I note the order for filing of the record of appeal within 21 days was made on 30th November 2001. The record should have been filed by 22nd December 2001 but this was not done.
Then there was an application for dismissal of the appeal for failure to comply with the court order which was filed in court on 30th January 2002.
Though this application was served upon counsel for the appellant on 31st January 2002 he saw it not fit or proper to file a reply to it and this is why the same was heard exparte.
There is no record that this advocate is no longer in practice yet he has not sworn an affidavit to show why he did not file the record of appeal as ordered by the court.
And up to now new counsel has not made an application to extend the time for filing of the record of appeal.
The appellants then comes to this court to say they should not be penalized for the mistakes of their counsel. This is not good enough.
Once a client engages counsel to act for him in a case, he plays the role of an agent and the principal, in this case the client, is held responsible for wrong acts of the agent.

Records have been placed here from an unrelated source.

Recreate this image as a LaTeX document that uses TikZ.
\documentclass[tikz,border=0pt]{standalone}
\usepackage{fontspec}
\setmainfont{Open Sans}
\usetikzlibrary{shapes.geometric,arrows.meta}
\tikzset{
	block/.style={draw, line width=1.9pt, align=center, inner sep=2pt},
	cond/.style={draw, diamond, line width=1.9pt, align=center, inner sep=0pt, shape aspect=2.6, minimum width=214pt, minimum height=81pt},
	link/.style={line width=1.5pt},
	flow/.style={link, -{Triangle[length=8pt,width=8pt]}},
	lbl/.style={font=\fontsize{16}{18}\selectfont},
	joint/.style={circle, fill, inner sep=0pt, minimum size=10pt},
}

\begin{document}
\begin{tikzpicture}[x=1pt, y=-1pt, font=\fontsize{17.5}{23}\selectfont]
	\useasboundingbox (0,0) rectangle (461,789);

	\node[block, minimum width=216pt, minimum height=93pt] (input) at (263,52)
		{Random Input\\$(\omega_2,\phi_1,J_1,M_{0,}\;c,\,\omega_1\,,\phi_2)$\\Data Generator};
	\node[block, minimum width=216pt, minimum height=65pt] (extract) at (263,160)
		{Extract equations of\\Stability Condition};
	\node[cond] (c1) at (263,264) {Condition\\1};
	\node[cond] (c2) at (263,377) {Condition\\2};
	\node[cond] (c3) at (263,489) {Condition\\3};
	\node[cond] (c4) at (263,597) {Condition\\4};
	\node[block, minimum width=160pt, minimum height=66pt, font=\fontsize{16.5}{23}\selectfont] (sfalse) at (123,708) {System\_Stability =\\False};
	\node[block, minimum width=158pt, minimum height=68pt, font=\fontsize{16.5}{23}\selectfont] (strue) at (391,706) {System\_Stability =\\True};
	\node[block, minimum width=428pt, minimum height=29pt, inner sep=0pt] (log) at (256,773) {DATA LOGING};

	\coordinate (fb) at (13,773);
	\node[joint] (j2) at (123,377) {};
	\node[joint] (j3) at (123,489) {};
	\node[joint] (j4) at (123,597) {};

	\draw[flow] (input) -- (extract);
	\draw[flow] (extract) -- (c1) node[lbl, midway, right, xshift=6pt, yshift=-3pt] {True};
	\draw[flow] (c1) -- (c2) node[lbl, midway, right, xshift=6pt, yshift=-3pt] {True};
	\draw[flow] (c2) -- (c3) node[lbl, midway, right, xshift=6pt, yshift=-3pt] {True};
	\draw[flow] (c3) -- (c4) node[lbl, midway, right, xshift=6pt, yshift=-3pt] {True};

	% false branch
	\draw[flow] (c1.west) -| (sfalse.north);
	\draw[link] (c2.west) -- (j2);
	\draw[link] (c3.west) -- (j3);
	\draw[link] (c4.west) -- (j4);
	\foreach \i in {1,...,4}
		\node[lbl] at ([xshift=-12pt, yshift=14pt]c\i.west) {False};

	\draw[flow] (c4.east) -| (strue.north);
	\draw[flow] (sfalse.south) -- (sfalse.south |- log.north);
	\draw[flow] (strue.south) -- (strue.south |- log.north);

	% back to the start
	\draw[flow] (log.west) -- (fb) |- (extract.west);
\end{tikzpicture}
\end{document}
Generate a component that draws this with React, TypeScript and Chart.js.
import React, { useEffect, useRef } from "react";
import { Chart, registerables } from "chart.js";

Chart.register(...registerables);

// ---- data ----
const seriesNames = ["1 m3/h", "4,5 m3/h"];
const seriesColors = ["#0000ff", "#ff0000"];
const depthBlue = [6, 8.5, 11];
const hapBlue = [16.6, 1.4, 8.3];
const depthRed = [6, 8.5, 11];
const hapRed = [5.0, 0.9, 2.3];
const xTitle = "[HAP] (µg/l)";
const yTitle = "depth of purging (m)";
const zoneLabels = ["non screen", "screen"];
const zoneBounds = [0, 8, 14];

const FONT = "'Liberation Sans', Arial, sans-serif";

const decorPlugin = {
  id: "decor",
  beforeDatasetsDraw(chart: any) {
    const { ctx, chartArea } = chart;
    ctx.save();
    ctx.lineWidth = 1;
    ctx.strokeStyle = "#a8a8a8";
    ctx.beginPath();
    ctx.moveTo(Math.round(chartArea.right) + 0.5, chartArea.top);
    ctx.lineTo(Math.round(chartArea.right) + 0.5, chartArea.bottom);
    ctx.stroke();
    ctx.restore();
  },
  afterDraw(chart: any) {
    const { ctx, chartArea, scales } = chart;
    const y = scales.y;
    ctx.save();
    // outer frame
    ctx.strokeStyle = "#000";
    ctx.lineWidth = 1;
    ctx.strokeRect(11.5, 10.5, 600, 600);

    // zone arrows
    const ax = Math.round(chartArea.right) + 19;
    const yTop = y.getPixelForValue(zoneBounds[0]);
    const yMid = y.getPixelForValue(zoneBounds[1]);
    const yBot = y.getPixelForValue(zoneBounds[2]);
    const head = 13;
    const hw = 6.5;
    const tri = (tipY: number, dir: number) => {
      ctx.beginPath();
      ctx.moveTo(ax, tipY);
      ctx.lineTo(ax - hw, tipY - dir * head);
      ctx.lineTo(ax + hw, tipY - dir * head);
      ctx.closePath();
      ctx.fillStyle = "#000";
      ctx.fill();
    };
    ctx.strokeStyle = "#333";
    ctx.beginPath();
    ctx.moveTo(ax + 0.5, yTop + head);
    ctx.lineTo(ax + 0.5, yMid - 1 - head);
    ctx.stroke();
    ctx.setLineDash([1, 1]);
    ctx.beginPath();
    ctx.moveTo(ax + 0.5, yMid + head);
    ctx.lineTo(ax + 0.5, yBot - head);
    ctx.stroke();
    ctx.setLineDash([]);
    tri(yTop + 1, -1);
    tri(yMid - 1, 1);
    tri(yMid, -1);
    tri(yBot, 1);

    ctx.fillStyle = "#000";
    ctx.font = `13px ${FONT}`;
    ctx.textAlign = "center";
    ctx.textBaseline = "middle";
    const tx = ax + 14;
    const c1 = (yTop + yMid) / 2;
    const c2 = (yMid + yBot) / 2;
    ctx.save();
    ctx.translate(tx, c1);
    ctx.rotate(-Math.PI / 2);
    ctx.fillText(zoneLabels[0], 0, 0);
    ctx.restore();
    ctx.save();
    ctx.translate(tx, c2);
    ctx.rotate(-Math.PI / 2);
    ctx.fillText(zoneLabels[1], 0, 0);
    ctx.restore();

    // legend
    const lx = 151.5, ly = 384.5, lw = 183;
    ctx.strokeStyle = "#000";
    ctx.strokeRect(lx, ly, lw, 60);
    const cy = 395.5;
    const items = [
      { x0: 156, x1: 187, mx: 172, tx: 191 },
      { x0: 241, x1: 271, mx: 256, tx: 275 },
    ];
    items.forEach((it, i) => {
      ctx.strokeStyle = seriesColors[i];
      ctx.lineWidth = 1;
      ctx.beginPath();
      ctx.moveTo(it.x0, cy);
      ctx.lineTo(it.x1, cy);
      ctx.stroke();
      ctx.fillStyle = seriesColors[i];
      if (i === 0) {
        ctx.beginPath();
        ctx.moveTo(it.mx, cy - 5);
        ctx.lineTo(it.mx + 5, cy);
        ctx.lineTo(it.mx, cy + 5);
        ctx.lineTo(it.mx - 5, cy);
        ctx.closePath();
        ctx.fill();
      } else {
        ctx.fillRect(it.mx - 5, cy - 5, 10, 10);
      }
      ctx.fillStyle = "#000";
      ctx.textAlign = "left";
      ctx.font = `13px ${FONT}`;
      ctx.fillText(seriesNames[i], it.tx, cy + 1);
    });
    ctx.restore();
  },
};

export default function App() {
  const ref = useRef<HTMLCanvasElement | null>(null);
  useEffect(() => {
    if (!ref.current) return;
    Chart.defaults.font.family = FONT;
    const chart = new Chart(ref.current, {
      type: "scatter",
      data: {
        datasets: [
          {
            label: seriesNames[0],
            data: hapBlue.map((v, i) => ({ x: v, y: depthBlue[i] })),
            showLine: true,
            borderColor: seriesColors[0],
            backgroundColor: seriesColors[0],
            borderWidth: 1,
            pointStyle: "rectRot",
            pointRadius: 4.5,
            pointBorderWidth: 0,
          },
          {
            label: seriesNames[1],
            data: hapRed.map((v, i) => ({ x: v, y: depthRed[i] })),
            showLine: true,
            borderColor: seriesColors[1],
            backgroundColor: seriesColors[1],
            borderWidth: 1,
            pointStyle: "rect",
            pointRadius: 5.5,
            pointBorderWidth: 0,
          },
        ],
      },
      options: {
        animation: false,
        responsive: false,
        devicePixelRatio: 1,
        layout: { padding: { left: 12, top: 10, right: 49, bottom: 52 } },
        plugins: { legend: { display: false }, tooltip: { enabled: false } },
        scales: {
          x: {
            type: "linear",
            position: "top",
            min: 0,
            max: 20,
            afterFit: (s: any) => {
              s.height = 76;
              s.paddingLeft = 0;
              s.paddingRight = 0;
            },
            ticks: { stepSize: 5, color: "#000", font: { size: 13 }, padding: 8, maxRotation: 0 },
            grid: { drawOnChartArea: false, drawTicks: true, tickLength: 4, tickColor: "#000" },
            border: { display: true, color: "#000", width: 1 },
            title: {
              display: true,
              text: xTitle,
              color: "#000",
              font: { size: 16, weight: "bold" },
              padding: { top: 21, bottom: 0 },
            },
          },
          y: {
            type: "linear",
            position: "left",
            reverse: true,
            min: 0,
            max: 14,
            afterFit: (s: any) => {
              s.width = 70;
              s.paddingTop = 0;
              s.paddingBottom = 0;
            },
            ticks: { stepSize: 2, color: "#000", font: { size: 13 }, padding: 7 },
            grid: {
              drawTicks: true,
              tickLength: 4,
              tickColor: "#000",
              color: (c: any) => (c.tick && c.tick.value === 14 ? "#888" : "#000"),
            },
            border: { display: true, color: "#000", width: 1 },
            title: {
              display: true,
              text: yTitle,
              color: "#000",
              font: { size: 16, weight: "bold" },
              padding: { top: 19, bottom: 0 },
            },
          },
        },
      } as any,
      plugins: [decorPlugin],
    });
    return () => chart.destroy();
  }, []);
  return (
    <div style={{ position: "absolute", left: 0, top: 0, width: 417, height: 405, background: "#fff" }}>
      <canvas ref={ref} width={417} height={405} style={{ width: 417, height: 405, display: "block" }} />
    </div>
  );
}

The principal must in such case take some positive step to ensure his/her agent is carrying out the responsibilities assigned to him. It is unconvincing for the principal to go to sleep, like in this case, not to go check what is going on in court just because an advocate has been engaged to pursue the appeal only to be woken up when execution is at hand.
That a client should not suffer for the wrong committed by his advocate is not one of the conditions for the court to exercise its discretion in setting aside its orders.
Nowhere in the supporting affidavit do the appellant say they at least visited the court registry to find out what was happening to their appeal or even to write a letter of inquiry about it.
Or else when did they visit the advocate’s offices to inquire about the progress of their appeal? It would make some sense if the deponent to the supporting affidavit gave instances and dates when she met the advocate either at his offices or wherever it was and what inquiries she made or what the advocate told her he was doing about the appeal.
To simply say:-
“We filed the appeal on 11. 1.2001 through Messrs Erick Ochieng and Co. Advocates hoping that he would do the needful to see that the same is heard”,
or
“That he kept on telling us that he was following the matter and saying that when the case is fixed for hearing he will inform us ”.
is not sufficient to convince this court that the appellants have made out a case for setting aside the order of 11th March 2002.
That the dispute subject to the appeal giving rise to this application is over land which is a sensitive issue is not enough to explain why the appellant’s advocate failed to comply with the court order.
It is true there is no provision under Order XLI of the Civil Procedure Rules for the court to dismiss an appeal for failure to file a record of appeal, nor is there one for filing of the record of appeal.
However, it has become part of the court practice that a record of appeal be filed before such appeal is heard and where there is a specific order for such record to be filed but this is not done, then the court has a discretion to strike out the appeal or give the offending party more time to comply.
But in this application the appellants sought no extension of time to comply with the court order and it is my view they are not interested in pursuing this appeal.
I dismiss this application with no order for costs.
Delivered this 21st day of May, 2003.